[Code that draws figures]
★ ★ ★ ★ ★ ★ ★

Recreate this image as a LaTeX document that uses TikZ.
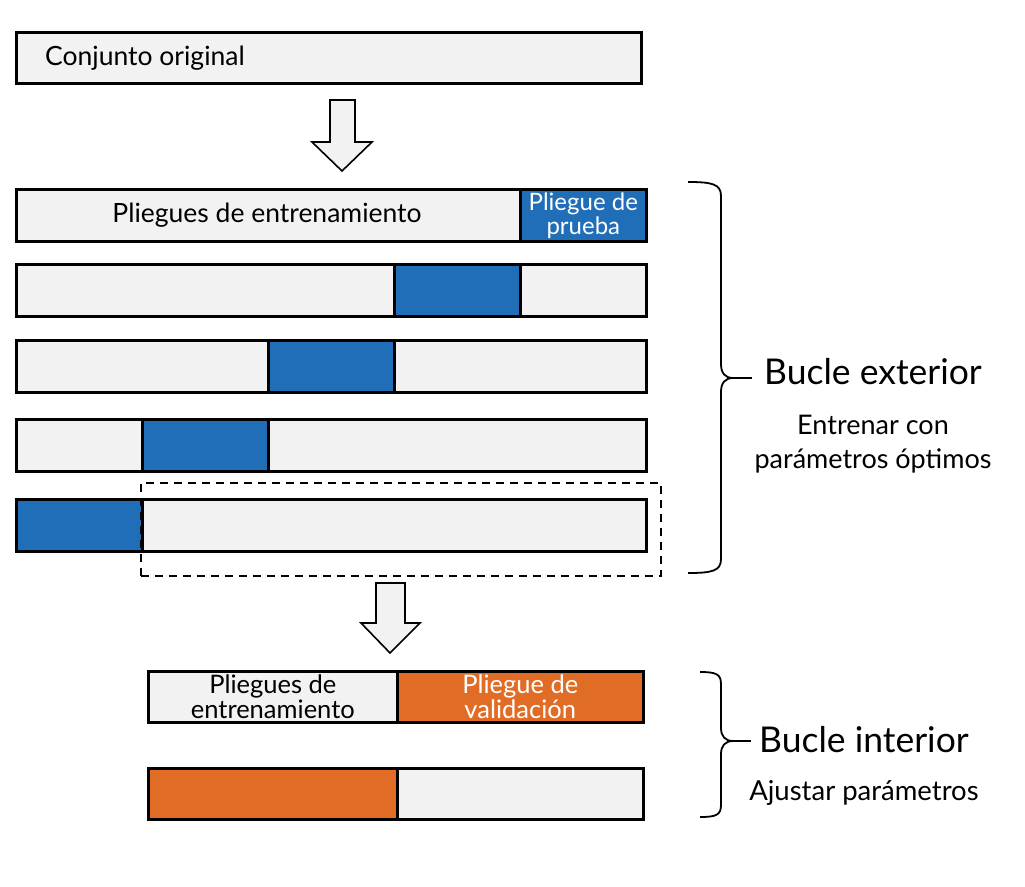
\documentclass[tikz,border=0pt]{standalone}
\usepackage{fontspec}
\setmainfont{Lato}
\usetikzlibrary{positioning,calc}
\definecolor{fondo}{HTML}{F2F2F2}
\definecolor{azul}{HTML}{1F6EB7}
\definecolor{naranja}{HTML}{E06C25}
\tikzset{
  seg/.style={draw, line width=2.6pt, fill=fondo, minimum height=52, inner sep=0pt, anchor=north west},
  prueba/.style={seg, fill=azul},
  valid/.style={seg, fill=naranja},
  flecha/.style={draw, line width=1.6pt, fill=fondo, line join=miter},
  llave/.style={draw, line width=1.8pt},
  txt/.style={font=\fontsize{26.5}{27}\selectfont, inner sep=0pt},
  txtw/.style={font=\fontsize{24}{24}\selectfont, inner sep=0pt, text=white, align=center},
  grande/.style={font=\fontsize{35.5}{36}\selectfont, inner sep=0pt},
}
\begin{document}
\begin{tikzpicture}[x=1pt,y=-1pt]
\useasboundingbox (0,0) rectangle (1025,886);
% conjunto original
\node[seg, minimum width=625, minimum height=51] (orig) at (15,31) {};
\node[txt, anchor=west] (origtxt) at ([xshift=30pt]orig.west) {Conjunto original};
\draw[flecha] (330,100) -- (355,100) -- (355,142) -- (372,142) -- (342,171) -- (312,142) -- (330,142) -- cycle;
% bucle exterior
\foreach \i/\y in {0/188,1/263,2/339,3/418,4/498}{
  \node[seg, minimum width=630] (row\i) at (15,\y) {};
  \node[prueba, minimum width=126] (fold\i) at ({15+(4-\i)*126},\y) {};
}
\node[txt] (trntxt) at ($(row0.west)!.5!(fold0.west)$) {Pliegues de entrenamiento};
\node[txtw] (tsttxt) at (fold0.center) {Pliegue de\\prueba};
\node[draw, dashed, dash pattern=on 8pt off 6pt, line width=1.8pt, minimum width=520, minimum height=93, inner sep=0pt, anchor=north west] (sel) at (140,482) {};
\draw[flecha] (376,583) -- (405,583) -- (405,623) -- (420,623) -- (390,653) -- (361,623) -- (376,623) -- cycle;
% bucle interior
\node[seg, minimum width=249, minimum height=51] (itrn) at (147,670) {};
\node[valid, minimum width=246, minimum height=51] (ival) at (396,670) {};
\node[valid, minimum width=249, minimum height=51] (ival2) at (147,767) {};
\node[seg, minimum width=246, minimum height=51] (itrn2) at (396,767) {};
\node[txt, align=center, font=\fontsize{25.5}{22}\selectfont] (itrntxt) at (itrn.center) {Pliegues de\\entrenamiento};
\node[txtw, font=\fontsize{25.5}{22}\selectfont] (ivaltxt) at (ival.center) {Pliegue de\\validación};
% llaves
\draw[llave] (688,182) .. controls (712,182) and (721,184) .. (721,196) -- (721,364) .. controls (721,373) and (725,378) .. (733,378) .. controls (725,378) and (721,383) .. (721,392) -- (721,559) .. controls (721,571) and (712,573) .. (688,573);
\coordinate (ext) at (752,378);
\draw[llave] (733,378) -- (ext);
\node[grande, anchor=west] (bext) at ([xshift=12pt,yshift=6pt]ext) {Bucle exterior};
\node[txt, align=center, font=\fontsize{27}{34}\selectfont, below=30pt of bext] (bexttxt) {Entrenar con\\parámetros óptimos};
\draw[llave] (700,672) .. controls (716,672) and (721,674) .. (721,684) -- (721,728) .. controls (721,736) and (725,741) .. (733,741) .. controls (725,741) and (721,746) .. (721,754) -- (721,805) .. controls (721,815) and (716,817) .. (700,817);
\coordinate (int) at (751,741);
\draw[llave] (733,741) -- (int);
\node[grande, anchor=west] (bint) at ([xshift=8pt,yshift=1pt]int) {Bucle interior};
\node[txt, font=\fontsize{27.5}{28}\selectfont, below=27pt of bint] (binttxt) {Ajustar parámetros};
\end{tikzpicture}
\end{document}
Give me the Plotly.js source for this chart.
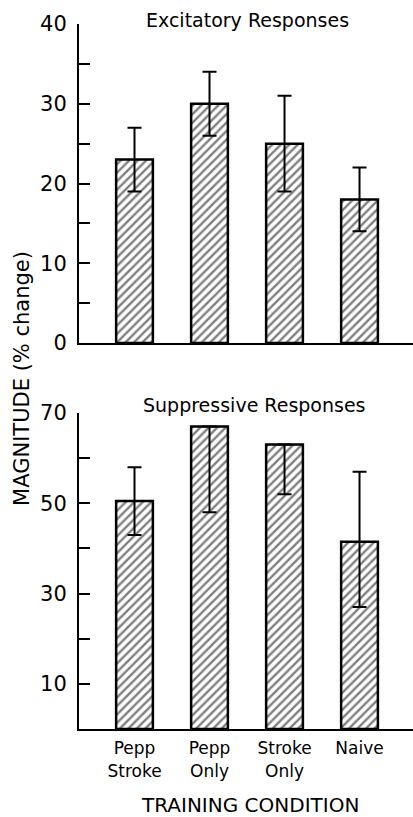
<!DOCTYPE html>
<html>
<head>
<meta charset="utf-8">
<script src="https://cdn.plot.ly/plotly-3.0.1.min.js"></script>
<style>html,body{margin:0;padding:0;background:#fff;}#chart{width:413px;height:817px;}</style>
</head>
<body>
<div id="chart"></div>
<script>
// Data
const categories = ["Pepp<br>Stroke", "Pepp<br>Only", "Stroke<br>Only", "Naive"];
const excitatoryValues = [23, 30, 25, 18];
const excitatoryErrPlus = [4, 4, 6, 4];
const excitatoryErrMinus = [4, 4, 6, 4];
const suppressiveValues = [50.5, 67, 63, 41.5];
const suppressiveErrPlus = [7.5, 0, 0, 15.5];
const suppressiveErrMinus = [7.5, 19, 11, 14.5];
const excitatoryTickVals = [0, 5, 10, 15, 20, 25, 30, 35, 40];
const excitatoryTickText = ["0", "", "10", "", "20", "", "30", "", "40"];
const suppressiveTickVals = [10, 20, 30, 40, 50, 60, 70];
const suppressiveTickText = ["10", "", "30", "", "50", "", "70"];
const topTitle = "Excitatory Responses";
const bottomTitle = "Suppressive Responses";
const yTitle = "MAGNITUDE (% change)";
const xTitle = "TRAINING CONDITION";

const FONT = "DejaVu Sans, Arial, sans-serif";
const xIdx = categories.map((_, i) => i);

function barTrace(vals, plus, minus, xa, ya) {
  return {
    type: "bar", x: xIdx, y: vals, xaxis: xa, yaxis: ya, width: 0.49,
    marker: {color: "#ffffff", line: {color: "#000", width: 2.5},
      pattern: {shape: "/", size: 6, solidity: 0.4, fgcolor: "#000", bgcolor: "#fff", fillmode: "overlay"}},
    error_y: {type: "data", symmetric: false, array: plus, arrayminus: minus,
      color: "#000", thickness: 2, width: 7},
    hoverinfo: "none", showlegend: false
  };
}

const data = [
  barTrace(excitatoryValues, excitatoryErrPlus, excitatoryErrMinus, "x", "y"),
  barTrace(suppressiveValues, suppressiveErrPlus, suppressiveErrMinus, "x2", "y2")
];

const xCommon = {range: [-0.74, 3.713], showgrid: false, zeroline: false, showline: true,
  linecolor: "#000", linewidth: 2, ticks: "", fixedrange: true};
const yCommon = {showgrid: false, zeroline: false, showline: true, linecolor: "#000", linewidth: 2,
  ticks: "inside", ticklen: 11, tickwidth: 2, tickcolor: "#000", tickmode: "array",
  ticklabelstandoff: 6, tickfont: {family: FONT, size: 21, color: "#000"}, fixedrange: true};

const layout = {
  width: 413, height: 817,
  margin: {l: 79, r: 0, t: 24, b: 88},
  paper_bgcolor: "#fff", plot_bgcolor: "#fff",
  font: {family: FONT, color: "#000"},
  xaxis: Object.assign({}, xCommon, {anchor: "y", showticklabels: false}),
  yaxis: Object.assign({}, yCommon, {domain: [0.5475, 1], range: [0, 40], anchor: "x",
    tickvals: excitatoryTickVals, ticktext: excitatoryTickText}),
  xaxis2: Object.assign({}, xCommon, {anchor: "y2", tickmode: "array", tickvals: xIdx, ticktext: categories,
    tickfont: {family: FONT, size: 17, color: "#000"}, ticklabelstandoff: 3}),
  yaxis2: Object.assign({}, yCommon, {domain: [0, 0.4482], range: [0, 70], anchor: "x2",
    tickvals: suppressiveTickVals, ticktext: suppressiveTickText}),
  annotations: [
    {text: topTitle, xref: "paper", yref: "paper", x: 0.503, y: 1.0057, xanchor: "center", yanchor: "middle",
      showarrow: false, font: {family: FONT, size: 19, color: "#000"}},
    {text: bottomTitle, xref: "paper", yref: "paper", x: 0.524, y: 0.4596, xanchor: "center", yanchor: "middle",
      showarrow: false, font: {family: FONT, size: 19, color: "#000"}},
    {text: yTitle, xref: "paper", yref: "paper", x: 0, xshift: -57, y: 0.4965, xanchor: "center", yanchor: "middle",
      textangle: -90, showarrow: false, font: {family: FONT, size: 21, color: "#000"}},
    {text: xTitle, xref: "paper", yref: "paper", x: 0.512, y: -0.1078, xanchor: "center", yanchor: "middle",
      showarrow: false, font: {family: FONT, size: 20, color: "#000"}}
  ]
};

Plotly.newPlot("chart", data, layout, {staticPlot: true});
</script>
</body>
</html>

★ ★ ★ ★ ★ ★ ★

Given exercise:
Looking at the records above, report how many lines contain the word "this". Answer with the number only.

Expected output:
2